Une polémique utile

Le résultat est palpable. L’image du chef d’état-major général des armées, le général de brigade, Moïse Miningou, regardant sa montre, le 31 janvier dernier, à son installation, comme pour signifier qu’il a hâte d’en découdre avec les forces du mal, prend tout son sens. Quelques semaines après, en effet, les Forces de défense et de sécurité (FDS) ont signalé leur présence au Nord dans les localités de Kain-Ouro, Bahn et Bomboro, par la «neutralisation de 146 terroristes». Les 19 et 20 février, une première opération de sécurisation à l’Est a mis hors d’état de nuire 29 terroristes et permis la saisie de nombreux matériels de guerre. Le fait récent le plus marquant est la supposée arrestation, la semaine dernière, du chef terroriste de l’Est lors de l’opération «Otapuanu» (foudre en français), information à confirmer par la hiérarchie militaire. Du nom de Oumarou Diallo, alias Diaw Oumarou, ce dernier aurait été arrêté alors qu’il tentait de franchir la frontière togolaise. Mais au-delà de son arrestation, un aspect a certainement retenu l’attention de plus d’un Burkinabè : l’homme serait originaire de la commune de Matiacoali, à une centaine de kilomètres à l’Est de Fada N’Gourma. Alors, tout comme Ibrahim Malam Dicko, tué en fin avril 2018 lors d’une manœuvre conjointe FDS-Barkhane, ce chef terroriste qui sème la terreur dans le Gulmu depuis quelques mois est aussi un Burkinabè.

Un autre compatriote qui se retourne contre ses frères sans état d’âme, sommes-nous tentés d’affirmer. Ce détail, loin d’être anodin, révèle encore une fois, la complexité de la lutte car, nul besoin d’aller dans une école de guerre pour savoir qu’il est difficile de combattre l’ennemi sur un terrain qu’il maîtrise mieux que soi. Par ailleurs, cette promiscuité entre terroristes et populations, en plus de ne pas faciliter la tâche aux FDS, peut être source de polémiques et d’incompréhensions, parce que dans certaines conditions, il est parfois difficile de faire la part entre l’ivraie et le bon grain.

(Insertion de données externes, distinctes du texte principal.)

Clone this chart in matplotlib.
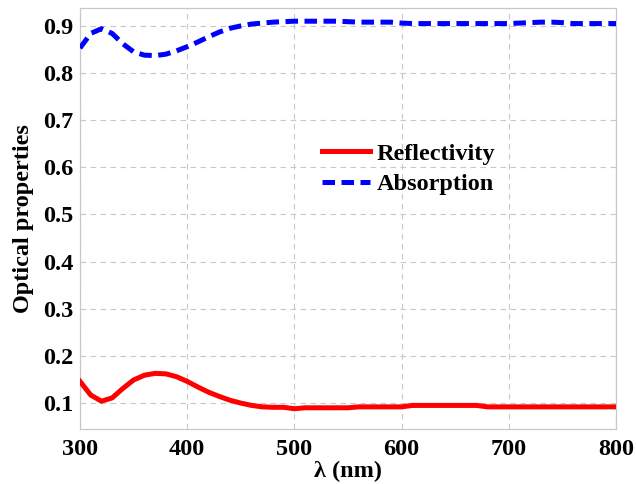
import matplotlib
matplotlib.use("Agg")
import matplotlib.pyplot as plt
import numpy as np

wl = [300, 310, 320, 330, 340, 350, 360, 370, 380, 390, 400, 410, 420, 430, 440, 450,
      460, 470, 480, 490, 500, 510, 520, 530, 540, 550, 560, 570, 580, 590, 600, 610,
      620, 630, 640, 650, 660, 670, 680, 690, 700, 710, 720, 730, 740, 750, 760, 770,
      780, 790, 800]
reflectivity = [0.146, 0.117, 0.104, 0.111, 0.131, 0.149, 0.159, 0.163, 0.162, 0.156,
                0.146, 0.134, 0.123, 0.114, 0.106, 0.100, 0.095, 0.092, 0.091, 0.091,
                0.088, 0.090, 0.090, 0.090, 0.090, 0.090, 0.092, 0.092, 0.092, 0.092,
                0.092, 0.095, 0.095, 0.095, 0.095, 0.095, 0.095, 0.095, 0.092, 0.092,
                0.092, 0.092, 0.092, 0.092, 0.092, 0.092, 0.092, 0.092, 0.092, 0.092, 0.092]
absorption = [0.853, 0.884, 0.894, 0.884, 0.862, 0.845, 0.838, 0.837, 0.840, 0.847,
              0.856, 0.866, 0.877, 0.887, 0.895, 0.900, 0.904, 0.906, 0.908, 0.909,
              0.910, 0.910, 0.910, 0.910, 0.910, 0.909, 0.908, 0.908, 0.908, 0.908,
              0.906, 0.905, 0.905, 0.905, 0.905, 0.905, 0.905, 0.905, 0.905, 0.905,
              0.905, 0.906, 0.907, 0.908, 0.908, 0.907, 0.905, 0.905, 0.905, 0.905, 0.905]

plt.rcParams['font.family'] = ['Liberation Serif', 'DejaVu Serif']
plt.rcParams['font.weight'] = 'bold'

FS = 17.5
fig = plt.figure(figsize=(6.36, 4.84), dpi=100)
ax = fig.add_axes([80/636, 1 - 429/484, 536/636, 421/484])

ax.plot(wl, reflectivity, color='#ff0000', lw=3.6, label='Reflectivity', zorder=3)
ax.plot(wl, absorption, color='#0000ff', lw=3.6, ls=(0, (2.5, 1.3)), label='Absorption', zorder=3)

ax.set_xlim(300, 800)
ax.set_ylim(0.045, 0.938)
ax.set_xticks([300, 400, 500, 600, 700, 800])
ax.set_yticks([0.1, 0.2, 0.3, 0.4, 0.5, 0.6, 0.7, 0.8, 0.9])
ax.grid(True, color='#c8c8c8', ls=(0, (5, 4)), lw=0.8)
for s in ax.spines.values():
    s.set_color('#c8c8c8')
    s.set_linewidth(0.9)
ax.tick_params(axis='x', length=0, labelsize=FS, pad=7)
ax.tick_params(axis='y', length=0, labelsize=FS, pad=5)
for lab in ax.get_xticklabels() + ax.get_yticklabels():
    lab.set_fontweight('bold')
ax.set_xlabel('λ (nm)', fontsize=FS, fontweight='bold', labelpad=1)
ax.set_ylabel('Optical properties', fontsize=FS, fontweight='bold', labelpad=6)

leg = ax.legend(loc='upper left', bbox_to_anchor=(0.451, 0.68), frameon=False,
                handlelength=2.0, handletextpad=0.25, labelspacing=0.36,
                borderaxespad=0, borderpad=0,
                prop={'weight': 'bold', 'size': FS})

fig.savefig('out.png', dpi=100)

Autrement dit, comment atteindre la cible sans toucher ses ramifications nichées au sein de la population ? C’est d’ailleurs ce qui est à la base de la récente polémique, causée par un rapport d’enquête du Mouvement burkinabè des droits de l’Homme et des peuples (MBDHP) sur la «neutralisation des 146 terroristes» évoquée plus haut.

Ce qui a amené l’Etat burkinabè à réagir. Le MBDHP a estimé qu’il y a eu des exécutions sommaires et extrajudiciaires d’innocentes personnes. Constat à propos duquel l’exécutif a émis des réserves, en attendant les résultats de l’enquête ouverte à cet effet. Cette polémique, bien que ne pouvant pas briser l’élan amorcé par nos FDS, n’est pas négative sur tous les plans. Elle est, dans une certaine mesure, la preuve d’une vitalité démocratique au Burkina Faso et d’une liberté d’expression. Sous d’autres cieux, il n’est pas question de telles investigations, à plus forte raison les résultats portés à la connaissance de l’opinion. Cette controverse a aussi le mérite d’alerter sur les possibilités de dérapages dans un combat auquel les soldats burkinabè n’étaient pas assez préparés. Ils vont apprendre à réagir en fonction des nouvelles menaces au fil du temps. Il nous paraît important que chacun joue son rôle afin qu’on évite, comme le dit l’adage, de «se battre quand la pluie nous bat déjà».

Les populations doivent surtout continuer à coopérer franchement avec les FDS. L’espoir de venir à bout de l’hydre terroriste est permis. Ce, d’autant plus que nous sommes persuadés que nous circulons, mangeons et dormons avec notre adversaire. Il ne reste qu’à continuer à garantir la protection des patriotes qui osent dénoncer dans l’intérêt supérieur de la nation.